Угрозы расстрелом практикуются не только в Губ. Чека, но даже в В. Ч. К., и никем другим, как ответственными ее агентами. Из опрошенных мною более 150 заключенных социалистов Бутырской тюрьмы, прошедших через нее с ноября 1920 года по февраль 1921 г. около 40 % должны были выслушать предложение вступить в число агентов Ч. К.; около 50 человек имели дело с угрозами расстрелом. Угрозы расстрелом применялись даже к таким лицам, как член Ц. К. П. С. Р. Федорович. Его пыталась терроризировать — конечно безуспешно — следовательница Брауде — тип, на котором стоит остановиться. Брауде явилась в Москву из Сибири, где она по ее словам, своими собственными руками расстреливала «белогвардейскую сволочь». Ее назначили следователем по эсеровским делам в помощь Кожевникову. Человеческого в ней, кажется, не осталось ровно ничего. Это — машина, делающая свое дело холодно, бездушно, ровно и спокойно. Мускул не дрогнет на ее лице, когда она произносит слова: «Вы объявляете голодовку; что же — это нисколько нас не может беспокоить, своей смертью вы сократите число активных врагов сов. России».
И чувствуется, что это не только слова, что если бы в ее руках была судьба пленных социалистов, она сухо, равнодушно и твердо расправилась бы со всеми нами так, как она делала это в Сибири и Казани. «К несчастью, советская власть здесь еще не применяет расстрела к социалистам за их политические выступления» — с сожалением не раз говорила нам она тоном, каким говорят о плохой погоде на дворе. Надо видеть ее во время личного обыска. Женщин она раздевает до нага, сама лично ощупывает груди (случаи с социалистками Б., А. и др.), осматривает рот, прощупывает волосы. Но она шла дальше и не останавливалась перед тщательным личным обыском мужчин.

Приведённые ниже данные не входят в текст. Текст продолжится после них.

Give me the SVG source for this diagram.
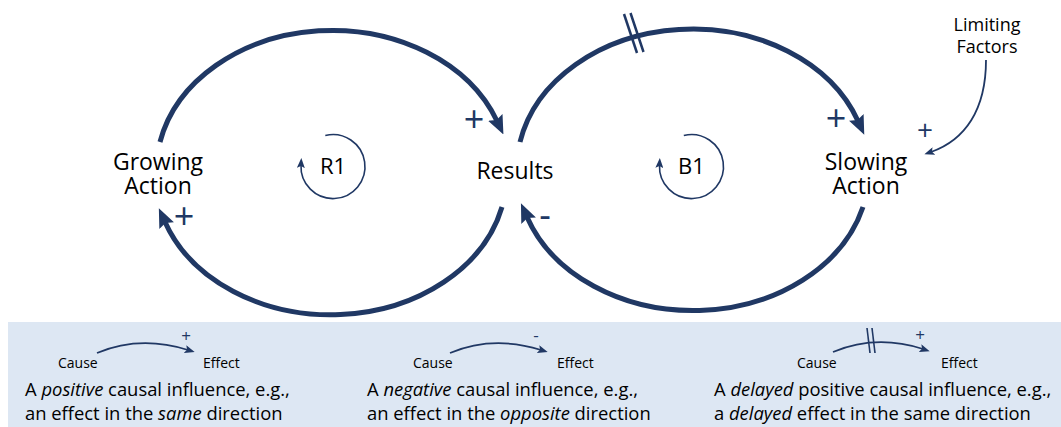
<svg xmlns="http://www.w3.org/2000/svg" width="1061" height="427" viewBox="0 0 1061 427">
<style>
text{font-family:'Open Sans','Noto Sans',sans-serif;fill:#000}
.lbl{font-size:23px;text-anchor:middle}
.loop{font-size:22px;text-anchor:middle}
.pol{font-size:36px;fill:#203864;text-anchor:middle}
.spol{font-size:17px;fill:#203864;text-anchor:middle}
.leg{font-size:14px}
.desc{font-size:18.4px}
.thick{fill:none;stroke:#203864;stroke-width:5}
.thin{fill:none;stroke:#203864;stroke-width:1.8}
.delay{stroke:#203864;stroke-width:2.5}
.dl{stroke:#203864;stroke-width:1.6}
</style>
<defs>
<marker id="big" markerUnits="userSpaceOnUse" viewBox="0 0 19 16" markerWidth="19" markerHeight="16" refX="4" refY="8" orient="auto"><path d="M0,0 L19,8 L0,16 L3,8 z" fill="#203864"/></marker>
<marker id="sm" markerUnits="userSpaceOnUse" viewBox="0 0 10 8" markerWidth="10" markerHeight="8" refX="3" refY="4" orient="auto"><path d="M0,0 L10,4 L0,8 L2,4 z" fill="#203864"/></marker>
</defs>
<rect x="8" y="322" width="1053" height="105" fill="#dde7f3"/>
<g id="connectors">
<path class="thick" d="M160,142 A176,140 0 0 1 497,121" marker-end="url(#big)"/>
<path class="thick" d="M502,207 A176,140 0 0 1 165,222" marker-end="url(#big)"/>
<path class="thick" d="M520,142 A176,140 0 0 1 858,121" marker-end="url(#big)"/>
<path class="thick" d="M863,207 A176,140 0 0 1 527,217" marker-end="url(#big)"/>
<line class="delay" x1="624" y1="14" x2="637" y2="53"/>
<line class="delay" x1="630.5" y1="13" x2="643.5" y2="52"/>
<path class="thin" d="M986,60 C986,110 965,140 931,152" marker-end="url(#sm)"/>
<text class="pol" x="474" y="132">+</text>
<text class="pol" x="184" y="229">+</text>
<text class="pol" x="836" y="131">+</text>
<text class="pol" x="545" y="228">-</text>
<text class="spol" x="925" y="140" style="font-size:28px">+</text>
</g>
<g id="R1">
<path class="thin" style="stroke-width:1.6" d="M325.3,135.5 A32,32 0 1 1 301,165" marker-end="url(#sm)"/>
<text class="loop" x="333" y="174">R1</text>
</g>
<g id="B1">
<path class="thin" style="stroke-width:1.6" d="M683.8,135.5 A32,32 0 1 1 659.5,165" marker-end="url(#sm)"/>
<text class="loop" x="691.5" y="174">B1</text>
</g>
<g id="growing-action">
<text class="lbl" x="158" y="170">Growing</text>
<text class="lbl" x="158" y="194">Action</text>
</g>
<g id="results">
<text class="lbl" x="515" y="179">Results</text>
</g>
<g id="slowing-action">
<text class="lbl" x="866" y="170">Slowing</text>
<text class="lbl" x="866" y="194">Action</text>
</g>
<g id="limiting-factors">
<text class="lbl" style="font-size:18px" x="987" y="31">Limiting</text>
<text class="lbl" style="font-size:18px" x="987" y="53">Factors</text>
</g>
<g id="legend-positive">
<path class="thin" d="M97,353 Q140,335 188,350" marker-end="url(#sm)"/>
<text class="spol" x="186" y="342">+</text>
<text class="leg" x="58" y="368">Cause</text>
<text class="leg" x="203" y="368">Effect</text>
<text class="desc" x="25" y="396">A <tspan font-style="italic">positive</tspan> causal influence, e.g.,</text>
<text class="desc" x="25" y="420">an effect in the <tspan font-style="italic">same</tspan> direction</text>
</g>
<g id="legend-negative">
<path class="thin" d="M450,353 Q493,335 541,350" marker-end="url(#sm)"/>
<text class="spol" x="536" y="341">-</text>
<text class="leg" x="413" y="368">Cause</text>
<text class="leg" x="557" y="368">Effect</text>
<text class="desc" x="367" y="396">A <tspan font-style="italic">negative</tspan> causal influence, e.g.,</text>
<text class="desc" x="367" y="420">an effect in the <tspan font-style="italic">opposite</tspan> direction</text>
</g>
<g id="legend-delayed">
<path class="thin" d="M833,352 Q876,334 923,349" marker-end="url(#sm)"/>
<line class="dl" x1="867" y1="328" x2="870" y2="353"/>
<line class="dl" x1="872" y1="328" x2="875" y2="353"/>
<text class="spol" x="920" y="341">+</text>
<text class="leg" x="797" y="368">Cause</text>
<text class="leg" x="941" y="368">Effect</text>
<text class="desc" x="714" y="396">A <tspan font-style="italic">delayed</tspan> positive causal influence, e.g.,</text>
<text class="desc" x="714" y="420">a <tspan font-style="italic">delayed</tspan> effect in the same direction</text>
</g>
</svg>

И временами приходилось недоумевать, что это — особая ли разновидность женщины-садистки, или просто совершенно обездушенная человеко-машина.
В начале большевистского режима социалисты мало думали о борьбе за улучшение условий тюремной жизни, считая себя временными и случайными гостями тех мест, где их когда то месяцами и годами гноила царская жандармерия. Но 1919 год доказал, что это «надолго и всерьез». Приходилось также всерьез задумываться об отвоевании сколько-нибудь сносных условий тюремного бытия. Началась борьба — долгая, упорная, неравная и мучительная. И эту борьбу большевики заостряли до последней степени. Прежде чем уступить в чем-нибудь, они заставляли голодать по 10–12 даже 14 суток, доводили голодающих до обморочного состояния, часто калечили людей на всю жизнь.
Первая массовая голодовка в Москве была проведена левыми социалистами-революционерами в начале 1920 года. Были выставлены требования: улучшение пищи, возможность переписываться с родными, допущение коллективных научных занятий, устройство лекций и т. д. На 6-ые сутки голодовки большевики потребовали изъять из их среды руководителей — Фишмана и Богачева. Конечно, это только подлило масла в огонь. К голодовке примкнули социалисты-революционеры центра, и скоро она стала вообще социалистической. Наконец, на 8-ые сутки часть требований была удовлетворена. Коллективные голодовки с этой поры становятся средством, к которому в крайности, истощив все другие средства, прибегают повсюду. Со своей стороны большевики вырабатывают средства «сламывания» голодных забастовок.